I think some of my experiments yesterday, in addition to using Cape Fear in a dough, was very humbling to me that I really don't know that much about making any pizza doughs. Just when I think I have one thing figured out more things make me rethink that making pizzas or doughs are one of the most complicated things to do for me.

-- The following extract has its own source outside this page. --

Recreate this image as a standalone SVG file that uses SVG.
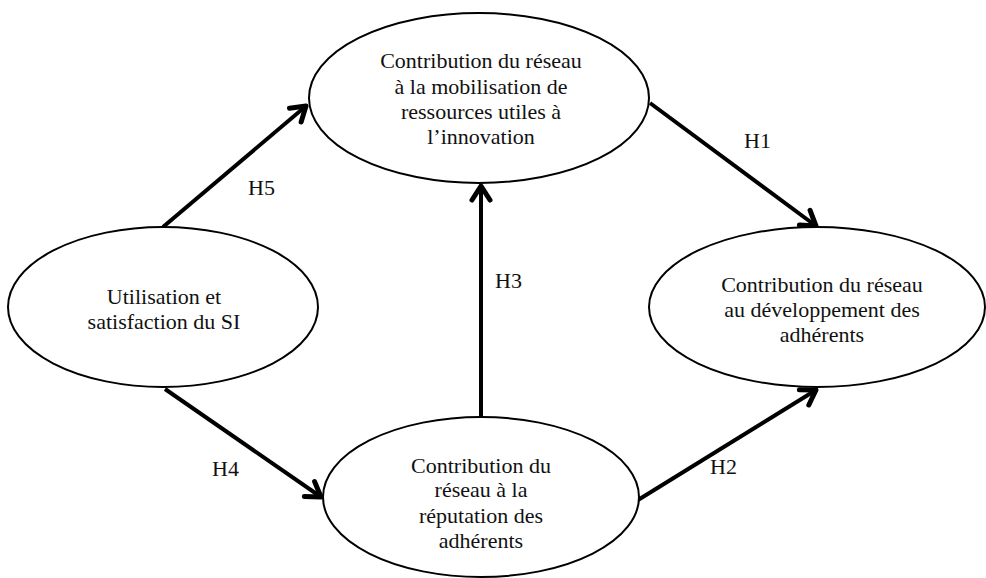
<svg xmlns="http://www.w3.org/2000/svg" width="986" height="578" viewBox="0 0 986 578">
<style>
.node ellipse{fill:#fff;stroke:#000;stroke-width:2}
text{font-family:"Liberation Serif","Times New Roman",serif;font-size:22px;fill:#111}
.node text{text-anchor:middle}
.conn line{stroke:#000;stroke-width:4;marker-end:url(#ah)}
</style>
<defs>
<marker id="ah" markerUnits="userSpaceOnUse" viewBox="-20 -14 26 28" markerWidth="26" markerHeight="28" refX="0" refY="0" orient="auto" overflow="visible">
<path d="M-14,-9 L0,0 L-14,9" fill="none" stroke="#000" stroke-width="5" stroke-linecap="round" stroke-linejoin="round"/>
</marker>
</defs>
<rect width="986" height="578" fill="#fff"/>
<g class="conn" id="connectors">
<line x1="163" y1="227" x2="306" y2="106"/>
<line x1="650" y1="103" x2="816" y2="226"/>
<line x1="165" y1="389" x2="321" y2="497"/>
<line x1="638" y1="500" x2="816" y2="390"/>
<line x1="481" y1="418" x2="481" y2="186"/>
<text x="248" y="195">H5</text>
<text x="744" y="148">H1</text>
<text x="212" y="476">H4</text>
<text x="710" y="474">H2</text>
<text x="495" y="288">H3</text>
</g>
<g class="node" id="mobilisation">
<ellipse cx="479" cy="98" rx="170" ry="85"/>
<text x="481" y="68">Contribution du réseau</text>
<text x="481" y="94">à la mobilisation de</text>
<text x="481" y="119">ressources utiles à</text>
<text x="481" y="144">l’innovation</text>
</g>
<g class="node" id="utilisation">
<ellipse cx="163" cy="307" rx="155" ry="80"/>
<text x="164" y="304">Utilisation et</text>
<text x="164" y="329">satisfaction du SI</text>
</g>
<g class="node" id="developpement">
<ellipse cx="817" cy="307" rx="168" ry="80"/>
<text x="822" y="292">Contribution du réseau</text>
<text x="822" y="317">au développement des</text>
<text x="822" y="342">adhérents</text>
</g>
<g class="node" id="reputation">
<ellipse cx="481" cy="497" rx="158" ry="80"/>
<text x="481" y="473">Contribution du</text>
<text x="481" y="497">réseau à la</text>
<text x="481" y="523">réputation des</text>
<text x="481" y="548">adhérents</text>
</g>
</svg>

I don't think I should have done the reball yesterday morning, or either reballed with a ligther touch. The Cape Fear NY style dough ball did ferment well and the pizza was made at about 1:00 PM yesterday afternoon. The pH of the Cape Fear dough ball was 4.51. The Cape Fear dough ball was very hard to open. I wish I would have taken a photo of the skin when I had it stretched out the best I could. There was a lot webbing in the skin and it was very elastic. I sure picked a wrong time to try a new cheese. I never tried Polly-O mozzarella, but I won't be trying it again. The Polly-O whole milk mozzarella cheese looked like a volcano was erupting when it was melting on the pizza on the deck and it sure did not blend well with my sauce.
The bottom crust almost looked like I had used some fat flakes in the Cape Fear dough. The taste of the crust was almost bland.
I know I probably made a lot of mistakes in using Cape Fear in a NY style dough and making the final pizza. Sorry Mr. Cape Fear!
The second photo is after the Cape Fear dough ball was reballed and was at market.